Hunt shrugged. “You saved Akela,” he said seriously, looking down at me where I still sat. “I owe you a life debt for it.”

“So you’re still going to take me to the Darklands?” I asked, standing slowly and taking a step toward the pair. A hoot in the distance told me that Artemis had already taken off, and I sighed in relief that she was okay too.

“I promised to take you where you need to go,” Hunt said patiently, as if I were a child arguing with him about eating my vegetables. “Can you do any other magic, besides the healing?”

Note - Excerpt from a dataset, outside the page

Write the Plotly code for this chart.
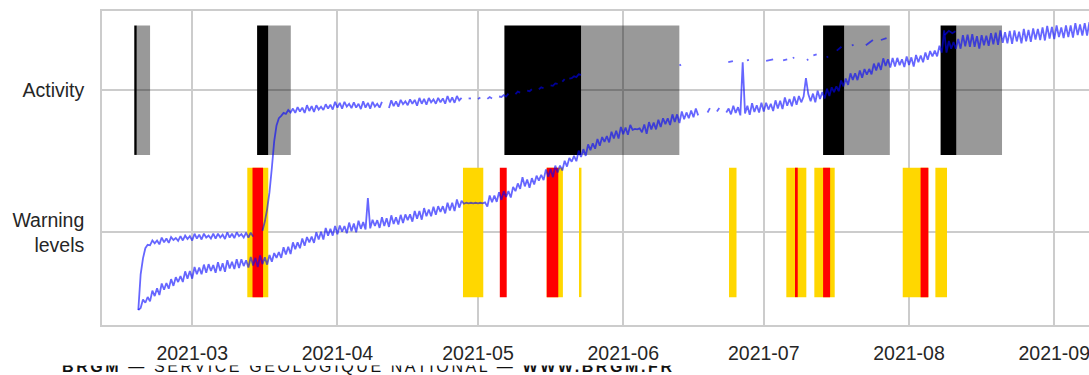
import pandas as pd
import plotly.graph_objects as go

# ---------------- data ----------------
rows = ["Warning<br>levels", "Activity"]
row_pos = [0, 1]

activity_black_start = ["2021-02-16 15:20", "2021-03-14 20:30", "2021-05-06 15:20", "2021-07-13 15:50", "2021-08-07 17:45"]
activity_black_end   = ["2021-02-17 04:00", "2021-03-17 05:45", "2021-05-23 00:15", "2021-07-18 04:00", "2021-08-11 02:40"]
activity_grey_start  = ["2021-02-17 04:00", "2021-03-17 05:45", "2021-05-23 00:15", "2021-07-18 04:00", "2021-08-11 02:40"]
activity_grey_end    = ["2021-02-20 00:15", "2021-03-22 01:10", "2021-06-12 23:30", "2021-07-27 21:40", "2021-08-20 20:25"]

warn_yellow_start = ["2021-03-12 18:15", "2021-04-27 19:10", "2021-05-15 16:00", "2021-05-22 18:00", "2021-06-23 14:00",
                     "2021-07-05 19:30", "2021-07-11 19:00", "2021-07-30 15:50", "2021-08-06 15:00"]
warn_yellow_end   = ["2021-03-17 05:45", "2021-05-02 03:10", "2021-05-19 03:00", "2021-05-23 02:00", "2021-06-25 04:20",
                     "2021-07-10 02:00", "2021-07-16 03:20", "2021-08-05 03:00", "2021-08-09 02:40"]
warn_red_start = ["2021-03-13 21:00", "2021-05-05 15:50", "2021-05-15 16:00", "2021-07-07 20:00", "2021-07-13 15:50", "2021-08-03 11:20"]
warn_red_end   = ["2021-03-16 03:10", "2021-05-07 03:10", "2021-05-18 03:20", "2021-07-08 06:00", "2021-07-15 03:50", "2021-08-05 03:00"]

# displacement-like curves (secondary axis), 12 h sampling from 2021-02-17 12:00
series_start = "2021-02-17 12:00"
lower_values = [
    -0.9,
    -0.5, 1.3, 0.6, 1.8, 0.9, 3.1, 2.0, 3.6, 2.2, 4.6, 3.3, 4.7, 3.5, 5.5, 4.1, 5.9, 4.9, 6.1, 4.9, 7.1, 5.6, 7.2,
    5.6, 8.0, 6.5, 7.9, 6.5, 8.5, 6.8, 8.6, 7.2, 8.4, 6.8, 9.0, 7.2, 8.8, 7.0, 9.4, 7.7, 9.1, 7.6, 9.6, 7.8, 9.6,
    8.2, 9.4, 7.9, 10.1, 8.3, 9.9, 8.0, 10.4, 8.6, 10.0, 8.5, 10.5, 9.1, 10.9, 9.9, 11.1, 9.9, 12.1, 10.6, 12.2,
    10.7, 13.1, 11.7, 13.1, 11.9, 13.9, 12.4, 14.2, 13.1, 14.3, 13.0, 15.2, 13.7, 15.3, 13.7, 16.1, 14.5, 15.9,
    14.5, 16.5, 14.8, 16.6, 15.3, 16.5, 15.0, 17.2, 15.4, 17.0, 15.2, 17.6, 15.9, 17.3, 15.8, 22.3, 16.0, 17.8,
    16.5, 17.7, 16.1, 18.3, 16.5, 18.1, 16.3, 18.7, 16.9, 18.3, 16.8, 18.8, 17.1, 18.9, 17.7, 18.9, 17.4, 19.6,
    18.0, 19.6, 17.8, 20.2, 18.5, 19.9, 18.5, 20.5, 18.8, 20.6, 19.4, 20.6, 19.1, 21.3, 19.7, 21.3, 19.6, 22.0,
    20.3, 21.7, 21.1, 21.3, 21.2, 21.3, 21.2, 21.3, 21.2, 21.3, 21.2, 21.4, 20.5, 22.8, 21.4, 22.8, 21.5, 23.5,
    21.9, 23.7, 22.5, 23.7, 22.4, 24.6, 23.7, 25.3, 24.2, 26.6, 24.7, 26.1, 24.4, 26.4, 25.1, 26.9, 25.9, 27.1,
    26.0, 28.2, 26.7, 28.3, 26.6, 29.0, 27.6, 29.0, 28.0, 30.0, 28.8, 30.6, 29.8, 31.0, 29.9, 32.1, 30.8, 32.4,
    31.0, 33.4, 32.2, 33.6, 32.5, 34.5, 33.1, 34.9, 33.9, 35.1, 33.8, 36.0, 34.6, 36.2, 34.6, 37.0, 35.5, 36.9,
    35.4, 37.4, 36.4, 36.6, 36.5, 36.7, 35.9, 37.5, 35.6, 38.0, 36.5, 37.9, 36.5, 38.5, 37.0, 38.8, 37.6, 38.8,
    37.4, 39.6, 38.0, 39.6, 37.8, 40.2, 38.6, 40.0, 38.8, 40.4, 39.0, 40.8, 39.4, None, None, None, 40.0, 40.9,
    None, None, 40.2, 40.9, None, None, 40.0, 40.8, 39.6, 41.4, 39.9, 41.1, 39.4, 50.4, 39.8, 41.4, 39.5, 41.9,
    40.1, 41.5, 40.0, 42.0, 40.2, 42.0, 40.6, 41.8, 40.3, 42.5, 40.8, 42.4, 40.7, 43.1, 41.4, 42.8, 41.3, 43.3,
    41.6, 43.4, 42.1, 43.3, 47.1, 43.8, 42.3, 43.9, 42.1, 44.5, 42.8, 44.2, 42.9, 44.9, 43.4, 45.2, 44.2, 45.4,
    44.4, 46.6, 45.4, 47.0, 45.7, 48.1, 46.7, 48.1, 46.7, 48.7, 47.2, 49.0, 47.8, 49.0, 47.9, 50.1, 48.7, 50.3,
    48.8, 51.2, 49.6, 51.0, 49.3, 51.3, 49.5, 51.3, 49.8, 51.0, 49.4, 51.6, 49.8, 51.4, 49.5, 51.9, 50.4, 51.8,
    50.4, 52.4, 50.9, 52.7, 51.6, 52.8, 51.6, 53.8, 52.4, 57.0, 52.4, 54.8, 53.2, 54.6, 53.2, 55.2, 53.2, 56.0,
    53.7, 56.1, 53.6, 56.2, 53.6, 55.8, 53.2, 56.0, 53.9, 55.9, 53.8, 56.4, 54.1, 56.5, 54.0, 57.0, 54.4, 56.6,
    54.3, 56.9, 54.2, 57.0, 54.7, 56.7, 54.3, 57.3, 54.7, 57.1, 54.6, 57.4, 55.1, 57.3, 55.0, 57.6, 54.9, 57.9,
    55.3, 57.7, 55.2, 58.0, 55.6, 57.6, 55.4, 58.0, 55.6, 58.0, 55.5, 58.5, 56.0, 58.2, 55.9, 58.5, 55.9, 58.7,
]
upper_values = [
    -0.9,
    6.5, 9.8, 11.9, 12.6, 12.5, 13.5, 12.9, 13.5, 12.7, 14.1, 13.1, 13.9, 13.0, 14.2, 13.6, 14.0, 13.4, 14.4,
    13.5, 14.5, 13.8, 14.4, 13.5, 14.9, 13.9, 14.7, 13.7, 14.9, 14.1, 14.5, 13.9, 14.9, 13.9, 14.9, 14.1, 14.7,
    13.8, 15.2, 14.1, 14.9, 14.0, 15.2, 14.4, 14.8, 14.1, 15.1, 14.1, 15.1, 14.3, None, None, None, 15.5, 17.4,
    20.0, 23.5, 28.5, 34.0, 37.3, 38.8, 39.3, 39.9, 39.7, 40.5, 40.0, 40.8, 39.9, 41.1, 40.2, 41.0, 39.9, 41.5,
    40.3, 41.3, 40.1, 41.5, 40.6, 41.2, 40.5, 41.7, 40.8, 41.6, 40.6, 42.2, 41.0, 42.0, 40.8, 42.2, 41.2, 41.8,
    40.9, 42.1, 41.0, 41.8, 40.7, 42.3, 41.0, 42.0, 40.8, 42.2, 41.2, 41.8, 41.0, 42.2, None, None, 40.9, 42.5,
    41.3, 42.3, 41.2, 42.6, 41.7, 42.3, 41.5, 42.7, 41.8, 42.6, 41.4, 43.0, 41.8, 42.8, 41.6, 43.0, 42.1, 42.7,
    41.8, 43.0, 42.1, 42.9, 41.8, 43.4, 42.1, 43.1, 42.0, 43.4, 42.5, 43.0, None, None, 42.9, 42.9, None, None,
    42.8, 43.1, None, None, 42.8, 43.2, 42.9, None, None, 43.3, 43.2, 43.6, 43.3, 43.9, None, None, 43.8, 44.3,
    44.1, None, None, 44.5, 44.4, 44.8, None, None, 44.8, 45.2, 45.0, None, None, 45.6, 45.5, 46.0, 45.9, None,
    46.4, 46.9, None, 47.0, 47.1, 47.5, 47.3, 47.9, 47.8,
]
upper_sparse_times = [
    "2021-06-13 00:00", "2021-06-13 08:00", None, "2021-06-23 10:00", "2021-06-24 10:00", None,
    "2021-06-27 10:00", "2021-06-27 20:00", None, "2021-07-01 12:00", "2021-07-03 00:00", None,
    "2021-07-05 03:00", "2021-07-06 00:00", None, "2021-07-07 05:00", "2021-07-07 12:00", None,
    "2021-07-10 05:00", "2021-07-10 12:00", None, "2021-07-11 14:00", "2021-07-12 07:00", None,
    "2021-07-14 10:00", "2021-07-14 18:00", None, "2021-07-16 14:00", "2021-07-17 14:00", None,
    "2021-07-19 19:00", "2021-07-20 04:00", None, "2021-07-22 19:00", "2021-07-24 07:00", None,
    "2021-07-26 00:00", "2021-07-27 05:00", None, "2021-08-08 14:00", "2021-08-09 12:00",
    "2021-08-10 06:00", "2021-08-10 22:00",
]
upper_sparse_values = [
    49.7, 49.9, None, 50.4, 50.6, None, 50.8, 50.9, None, 50.7, 51.0, None, 50.8, 51.0, None,
    51.2, 51.4, None, 50.8, 51.0, None, 51.8, 52.0, None, 51.4, 51.6, None, 52.8, 53.6, None,
    53.9, 54.0, None, 53.9, 55.0, None, 55.0, 55.4, None, 56.0, 56.9, 56.4, 56.8,
]

x_range = ["2021-02-09 18:00", "2021-09-08 10:00"]
footer_text = "<b>BRGM</b> — SERVICE GÉOLOGIQUE NATIONAL — <b>WWW.BRGM.FR</b>"

# ---------------- figure ----------------
FONT = "Liberation Sans, Arial, sans-serif"
TXT = "#262626"
GRID = "#cccccc"
W, H = 1089, 375
TOP, AREA_H = 11, 364
BOTTOM_PX = 50
FOOT_PX = 9.5


def ms(starts, ends):
    s = pd.to_datetime(pd.Series(starts))
    e = pd.to_datetime(pd.Series(ends))
    return list((e - s).dt.total_seconds() * 1000.0)


def bars(starts, ends, ypos, color, name):
    return go.Bar(
        base=starts, x=ms(starts, ends), y=[ypos] * len(starts), orientation="h",
        width=0.91, marker=dict(color=color, line=dict(width=0)), name=name,
        showlegend=False, hoverinfo="skip", xaxis="x", yaxis="y",
    )


fig = go.Figure()
fig.add_trace(bars(activity_black_start, activity_black_end, row_pos[1], "#000000", "activity"))
fig.add_trace(bars(activity_grey_start, activity_grey_end, row_pos[1], "rgba(0,0,0,0.4)", "activity decay"))
fig.add_trace(bars(warn_yellow_start, warn_yellow_end, row_pos[0], "#FFD700", "yellow"))
fig.add_trace(bars(warn_red_start, warn_red_end, row_pos[0], "#FF0000", "red"))

lower_t = pd.date_range(series_start, periods=len(lower_values), freq="12h")
upper_t = pd.date_range(series_start, periods=len(upper_values), freq="12h")
line_style = dict(color="rgba(0,0,255,0.6)", width=1.8)
fig.add_trace(go.Scatter(x=lower_t, y=lower_values, mode="lines", line=line_style,
                         xaxis="x", yaxis="y2", showlegend=False, hoverinfo="skip"))
fig.add_trace(go.Scatter(x=upper_t, y=upper_values, mode="lines", line=line_style,
                         xaxis="x", yaxis="y2", showlegend=False, hoverinfo="skip"))
fig.add_trace(go.Scatter(x=upper_sparse_times, y=upper_sparse_values, mode="lines", line=line_style,
                         xaxis="x", yaxis="y2", showlegend=False, hoverinfo="skip"))

# footer (its upper part is hidden: clipped to a thin strip at the bottom of the page)
fig.add_trace(go.Scatter(
    x=[62], y=[0.69], mode="text", text=[f"<span style='letter-spacing:2.6px'>{footer_text}</span>"],
    textposition="middle right", textfont=dict(family=FONT, size=16, color="#111111"),
    cliponaxis=True, xaxis="x3", yaxis="y3", showlegend=False, hoverinfo="skip",
))

main_y_dom = [BOTTOM_PX / AREA_H, 1.0]
fig.update_layout(
    width=W, height=H, template="none",
    margin=dict(l=0, r=0, t=TOP, b=0, pad=0),
    paper_bgcolor="white", plot_bgcolor="white",
    barmode="overlay", showlegend=False,
    font=dict(family=FONT, size=19.5, color=TXT),
    xaxis=dict(
        type="date", domain=[102 / W, 1.0], range=x_range,
        tickformat="%Y-%m", dtick="M1", tick0="2021-03-01",
        showgrid=True, gridcolor=GRID, gridwidth=1.6,
        showline=True, linecolor=GRID, linewidth=1.6, mirror=True,
        ticks="", ticklabelstandoff=10, ticklabeloverflow="allow",
        zeroline=False, automargin=False,
        tickfont=dict(family=FONT, size=19.5, color=TXT), anchor="y",
    ),
    yaxis=dict(
        domain=main_y_dom, range=[-0.651, 1.557], tickvals=row_pos, ticktext=rows,
        showgrid=True, gridcolor=GRID, gridwidth=1.6,
        showline=True, linecolor=GRID, linewidth=1.6, mirror=False,
        ticks="", ticklabelstandoff=12, zeroline=False, automargin=False,
        tickfont=dict(family=FONT, size=19.5, color=TXT), anchor="x",
    ),
    yaxis2=dict(overlaying="y", range=[-4, 61], visible=False, showgrid=False, zeroline=False),
    xaxis3=dict(domain=[0, 1], range=[0, W], visible=False, anchor="y3"),
    yaxis3=dict(domain=[0, FOOT_PX / AREA_H], range=[0, 1], visible=False, anchor="x3"),
)

fig.write_html(
    "out.html",
    config={"displayModeBar": False},
    post_script="document.body.style.margin='0';document.body.style.overflow='hidden';",
)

“I managed to rot an apple on my first day,” I confessed, feeling sheepish about it. Hunt raised a brow skeptically, and I continued, “But I haven’t been able to do it since.”

Hunt pursed his lips, looking thoughtful, before nodding decidedly.

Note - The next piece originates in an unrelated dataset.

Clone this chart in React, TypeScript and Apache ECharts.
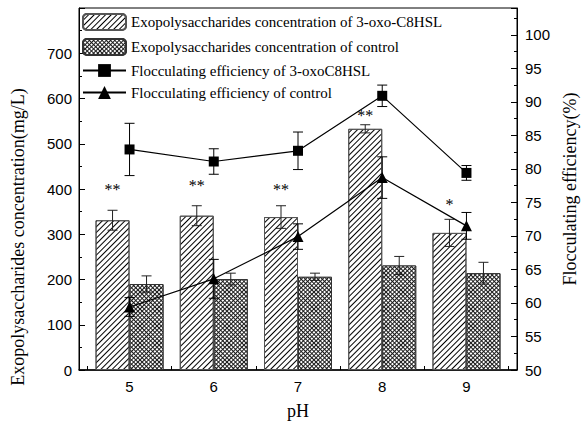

“Then let’s go,” he said, turning back in the direction we had been heading before the leshy attack.

“Seriously?” I asked, jogging to catch up with him. My skirts were in terrible shape from all the hiking through the forest, and I had never been more envious of men’s trousers. “I just brought your pet back to life and you don’t have any more questions?”

“Oh, I do,” Hunt said, turning to look at me over Akela’s legs. “But I work for demons, remember? I’ve seen this kind of magic before.”

“Really?” I asked. “Is life and death magic common?”

“No,” he said, hesitating as if deciding how much to divulge. “But I’ve seen it used before.”

“Mama called it a gift,” I said darkly.

“You don’t agree?” Hunt asked, looking down at me. “You just brought my best friend back from the dead. Seems like a gift to me.”

“Your best friend is a wolf?” I asked.

“That’s beside the point,” Hunt growled. “I’m with your mother on this one.”

“Yes, but it feels…” I hesitated, throwing my hands up in frustration, “unnatural.”

“If it’sdemonmagic,” Hunt said slowly, as if pondering the way the blessing or curse or whatever it was might work, “then it’s probably instinctual, not unnatural. Demon magic is as much a gift from the gods as witch magic, there are just no incantations or pentagrams or any of your witch rituals to make it work. You wanted Akela to live, so you made it happen.”

“That makes no sense to me,” I said, my logical witchy mind needing spells and altars and ceremony to make sense of magic. “And it’s terrifying. There’s no balance!”